Gringo Kullki: Sucres to Dollars in Ecuador
Product Description
The decade of the 1990s in Ecuador was marked by social tumult and rampant economic inflation, culminating in January 2000 when President Mahuad, acting on the advice of the International Monetary Fund, instituted stringent austerity measures that included the replacement of the traditional Ecuadorian currency, the sucre, with U.S. dollars as the legal currency. The transition was not easy.
This unusual and incisive documentary explores in depth the effects of the transition on Ecuador’s native people, featuring indigenous people from the mountains as they comment on the government’s policy.
In the words of Alison Krögel, Assoc.
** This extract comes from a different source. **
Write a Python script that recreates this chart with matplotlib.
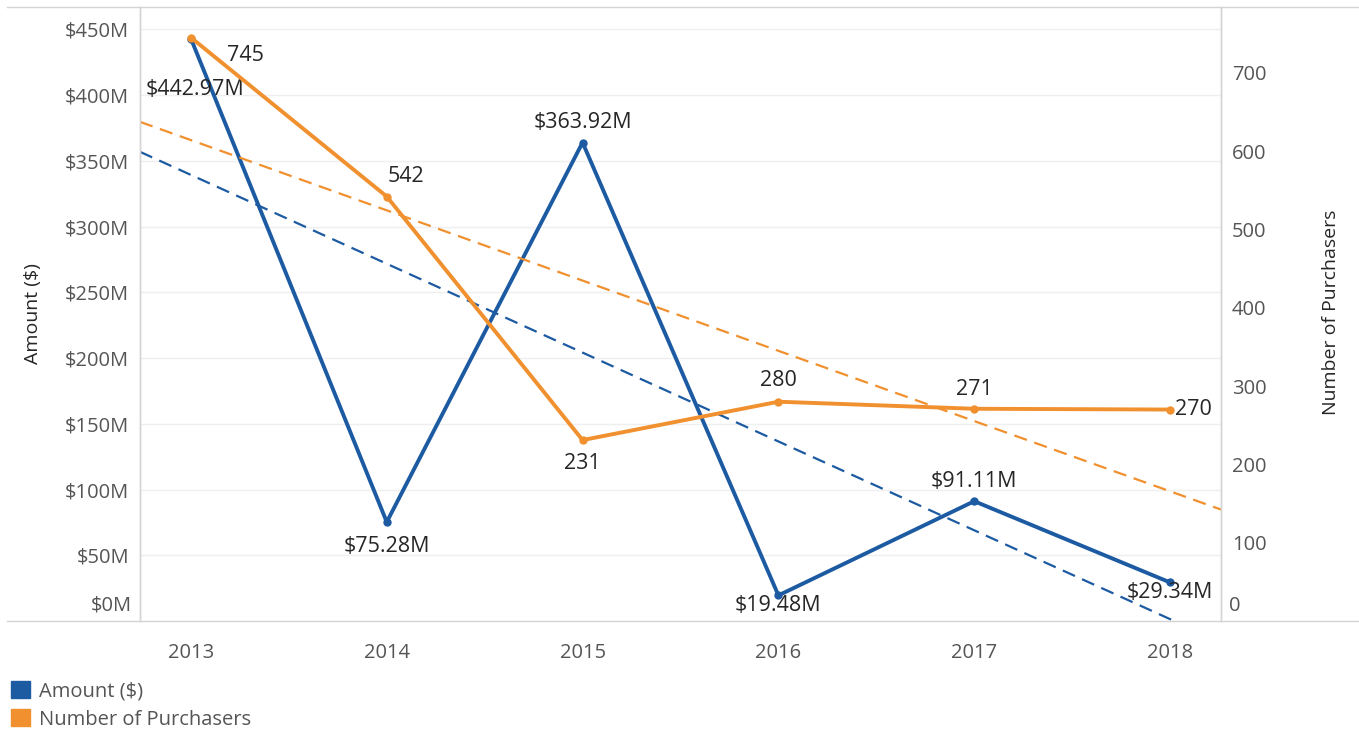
import numpy as np
import matplotlib.pyplot as plt
from matplotlib.lines import Line2D
from matplotlib.patches import Patch
import matplotlib.ticker as mticker

plt.rcParams['font.family'] = ['Open Sans', 'DejaVu Sans']

# ── Données ──────────────────────────────────────────────────────────────────
YEARS = ["2013", "2014", "2015", "2016", "2017", "2018"]
AMOUNT_M = [442.97, 75.28, 363.92, 19.48, 91.11, 29.34]
PURCHASERS = [745, 542, 231, 280, 271, 270]

AMOUNT_TICKS = [0, 50, 100, 150, 200, 250, 300, 350, 400, 450]
PURCH_TICKS = [0, 100, 200, 300, 400, 500, 600, 700]

BLUE = "#1c5aa2"
ORANGE = "#f0902e"
GRID = "#efefef"
BORDER = "#d4d4d4"
TICK_C = "#555555"
LABEL_C = "#262626"

TICK_FS = 14.5
VAL_FS = 15.5

# offsets (px) et alignement des étiquettes de valeur
AMOUNT_OFFS = [(4, -51), (0, -24), (0, 20), (0, -10), (0, 20), (0, -10)]
PURCH_OFFS = [(55, -18), (19, 20), (0, -23), (0, 21), (0, 19), (5, 0)]
PURCH_HA = ["center", "center", "center", "center", "center", "left"]


fig = plt.figure(figsize=(13.59, 7.32), dpi=100)
ax = fig.add_axes([140 / 1359, 1 - 621 / 732, 1081 / 1359, 614 / 732])
ax2 = ax.twinx()

x = np.arange(len(YEARS))
xlim = (-0.26, 5.26)

# grille horizontale (axe gauche)
for t in AMOUNT_TICKS[1:]:
    ax.axhline(t, color=GRID, lw=1, zorder=0)

# tendances linéaires
xt = np.array(xlim)
a1, b1 = np.polyfit(x, AMOUNT_M, 1)
a2, b2 = np.polyfit(x, PURCHASERS, 1)
ax.plot(xt, a1 * xt + b1, color=BLUE, lw=1.6, ls=(0, (6, 3.5)), zorder=2)
ax2.plot(xt, a2 * xt + b2, color=ORANGE, lw=1.6, ls=(0, (6, 3.5)), zorder=2)

ax.plot(x, AMOUNT_M, color=BLUE, lw=2.8, marker="o", ms=5, zorder=3)
ax2.plot(x, PURCHASERS, color=ORANGE, lw=2.8, marker="o", ms=5, zorder=3)

for xi, v, (dx, dy) in zip(x, AMOUNT_M, AMOUNT_OFFS):
    ax.annotate(f"${v:.2f}M", xy=(xi, v), xytext=(dx, dy), textcoords="offset pixels",
                ha="center", va="center", fontsize=VAL_FS, color=LABEL_C, zorder=5)
for xi, v, (dx, dy), ha in zip(x, PURCHASERS, PURCH_OFFS, PURCH_HA):
    ax2.annotate(f"{v}", xy=(xi, v), xytext=(dx, dy), textcoords="offset pixels",
                 ha=ha, va="center", fontsize=VAL_FS, color=LABEL_C, zorder=5)

ax.set_xlim(*xlim)
ax.set_ylim(0, 467)
ax2.set_ylim(0, 784)

ax.set_xticks(x)
ax.set_xticklabels(YEARS)
ax.set_yticks(AMOUNT_TICKS[1:])
ax.yaxis.set_major_formatter(mticker.FuncFormatter(lambda v, p: f"${v:.0f}M"))
ax2.set_yticks(PURCH_TICKS[1:])

ax.tick_params(axis="x", length=0, pad=16, labelsize=TICK_FS, labelcolor=TICK_C)
ax.tick_params(axis="y", length=0, pad=8, labelsize=TICK_FS, labelcolor=TICK_C)
ax2.tick_params(axis="y", length=0, pad=8, labelsize=TICK_FS, labelcolor=TICK_C)

# les étiquettes "0" sont remontées au-dessus de l'axe
ax.annotate("$0M", xy=(0, 0), xycoords=("axes fraction", "data"), xytext=(-8, 15),
            textcoords="offset pixels", ha="right", va="center", fontsize=TICK_FS, color=TICK_C)
ax2.annotate("0", xy=(1, 0), xycoords=("axes fraction", "data"), xytext=(8, 15),
             textcoords="offset pixels", ha="left", va="center", fontsize=TICK_FS, color=TICK_C)

for a in (ax, ax2):
    for s in a.spines.values():
        s.set_color(BORDER)
        s.set_linewidth(1)
    a.spines["top"].set_visible(False)
    a.spines["bottom"].set_visible(False)

# lignes horizontales sur toute la largeur
for yp in (7, 621):
    fig.add_artist(Line2D([7 / 1359, 1], [1 - yp / 732] * 2, color=BORDER, lw=1))

fig.text(33 / 1359, 1 - 314 / 732, "Amount ($)", rotation=90, ha="center", va="center",
         fontsize=14, color=LABEL_C)
fig.text(1331 / 1359, 1 - 312 / 732, "Number of Purchasers", rotation=90, ha="center",
         va="center", fontsize=14, color=LABEL_C)

handles = [Patch(color=BLUE, label="Amount ($)"), Patch(color=ORANGE, label="Number of Purchasers")]
fig.legend(handles=handles, loc="upper left", bbox_to_anchor=(-0.002, 1 - 667 / 732),
           frameon=False, handlelength=0.9, handleheight=0.9, handletextpad=0.45,
           labelspacing=0.4, fontsize=14.5, labelcolor=TICK_C, borderaxespad=0.3)

fig.savefig("out.png", dpi=100)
Professor of Andean Literary and Cultural Studies at the University of Denver, “Gringo Kullki offers an indigenous-centered account of Ecuador’s highly fraught transition from the national currency of the sucre to the U.S. dollar. Through a series of Kichwa-language interviews with indigenous campesinos, market vendors, small business people, and intellectuals from various regions of Ecuador, this thought-provoking and insightful documentary offers a much needed counter-balance to hard-data driven analyses of the benefits and costs of dollarization in Ecuador.”
Sensitively filmed and deftly edited, Gringo Kullki powerfully demonstrates how the gringo money created hard times for the indigenous people. The brightly colored sucre bills were replaced with paper money of just one color: green. Indigenous elders were confused in their daily buying and selling in the market. Often they were deceived in the change of currency.
And who were the people represented on these new dollars? Faces on the old bills were familiar Ecuadorian heroes: Rumiñahui, who battled the Spanish conquistadors; Alfaro, who liberated the indigenous people from a life of serfdom. Instead, native people see a 5-dollar bill that features an unknown, angry-looking man with a furrowed brow (Lincoln).
Native people felt cheated: a 5-sucre bill used to buy enough food for a family; with dollarization, now it barely served to buy lunch. In their native language (Quechua), indigenous Andean men and women voice their perspective on the difficult adaptation to a new monetary system.
At times poignant, at times humorous, but always illuminating, Gringo Kullki will motivate thought and discussion in a wide range of classes in Latin American and Andean studies, cultural anthropology, global and development issues, and human rights. It was produced by Professor Emerita Regina Harrison, noted Quechua specialist and documentary filmmaker at the University of Maryland, and filmed by Prof. Harrison and Sami Ayriwa. In Quechua, with English subtitles.